Amanda Lohrey – ‘A Short History of Richard Kline’

Richard-KlineI mainly enjoyed this book because it was structured in an interesting way and didn’t adhere to the usual patterns of narrative conflict and resolution that seem to dominate contemporary literature, however some of the content frustrated me. The main character’s name is Rick Kline, a guy who basically feels as though he’s ‘special’ or ‘destined for something more’ and his journey to work out what ‘something more’ might be. He tries everything to get over his ennui: relationships with women, traveling, workaholism, psychotherapy, counseling, and finally, meditation. The turning point for Rick is meeting an Indian guru, Sri Mata – a woman who becomes the spiritual centre of his life.

He sounds clichéd, and he is: during the story’s opening chapters. Lohrey does a great job of creating an absolutely infuriating, selfish and entitled man who seems to embody the crisis of contemporary, Western, white masculinity. He speaks about feeling ‘different’ since a young age, as if he were the only person in history to have an existential crisis; he fears becoming a boring, suburban, middle-aged man (a role too common, and not significant or unique enough for him); he speaks about women as though they’re a special race who are totally in tune with themselves and the world (ughhh); his experiences of sex and masturbation are for a while the only things that make him feel as though he is ‘one’ with the universe. Rick does become more sympathetic as his life goes on – he gets married and works hard on his relationship with his wife, even when things go wrong, and he has a son whom he loves.

It’s a slow-paced story, even though it covers the span of a man’s life (or at least the first forty or so years) but it’s not meandering, and still feels driven, as though it has a clear trajectory. The prose is very clear, with a logical feel: it’s still evocative, but I feel it’s designed to reflect the mind of Rick himself who, for a long time, maintains above almost all else that he is rational, reasonable.

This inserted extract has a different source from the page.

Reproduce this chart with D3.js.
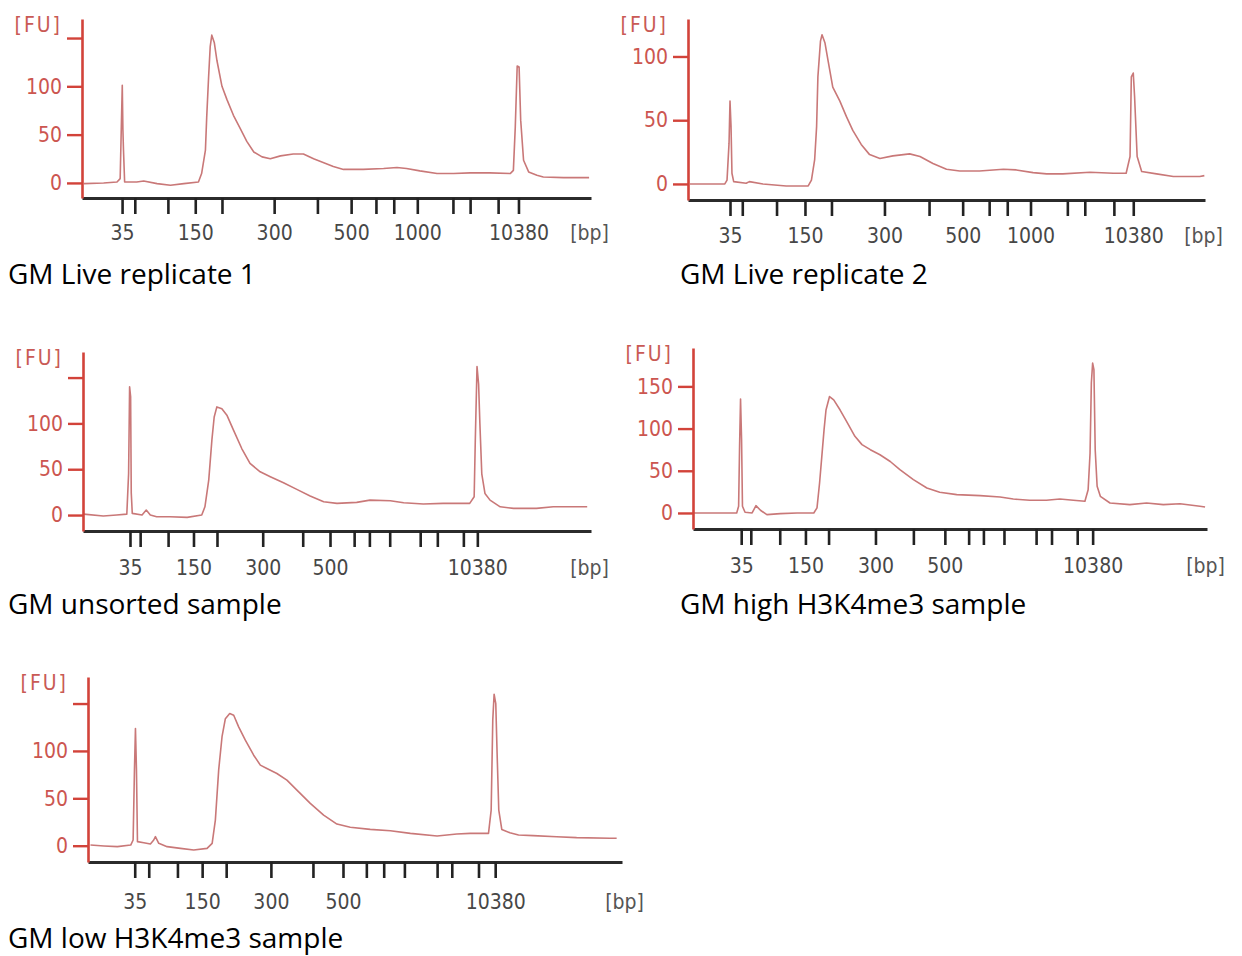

Formally, the text appears as both memoir and history, with chapters alternating between first and third person narration. I liked stepping in and out of Rick’s mind like this – I felt it encouraged readers to both empathise with him, but also step back and observe and even be critical of him.

I have to say that towards the end of the novel the lengthy exposition around meditation and eastern philosophy (conveyed through a series of conversations between Rick and his monk friend, Martin) felt increasingly instructional – not in a totally didactic sense, but more in the sense that the prose lost its subtlety and read more like a mix between a self-help book and how-to for meditation. Some of the metaphors toward the end felt kind of obvious too (Martin gets sick and nearly dies, but then recovers…symbolic of Rick’s near existential collapse, and then rebirth through Sri Mata) compared to the rest of the text. Also I’m not sure how I feel about another story where a white dude finds reform through ‘the East’- especially since I couldn’t tell if the text posited this as problematic or not.

The gender politics of this book unnerved me a bit because I couldn’t work them out. On the one hand, Lohrey seems to be critiquing Rick…he was so stereotyped, so unbelievably self-righteous at times that I couldn’t believe his characterisation was designed to be anything other than an expose of how untenable such an attitude toward life is. On the other hand, the text really seemed to affirm Rick’s ‘salvation’ through a diffuse mother figure, as if his masculinity-in-crisis could be solved by a pure and female presence (as opposed to working out for himself that he just needs to get over himself). On the other hand, it was cool that he learned from a revered woman rather than being totally self-determined. A It was weird, but I guess it’s testament to Lohrey’s complex narrative control.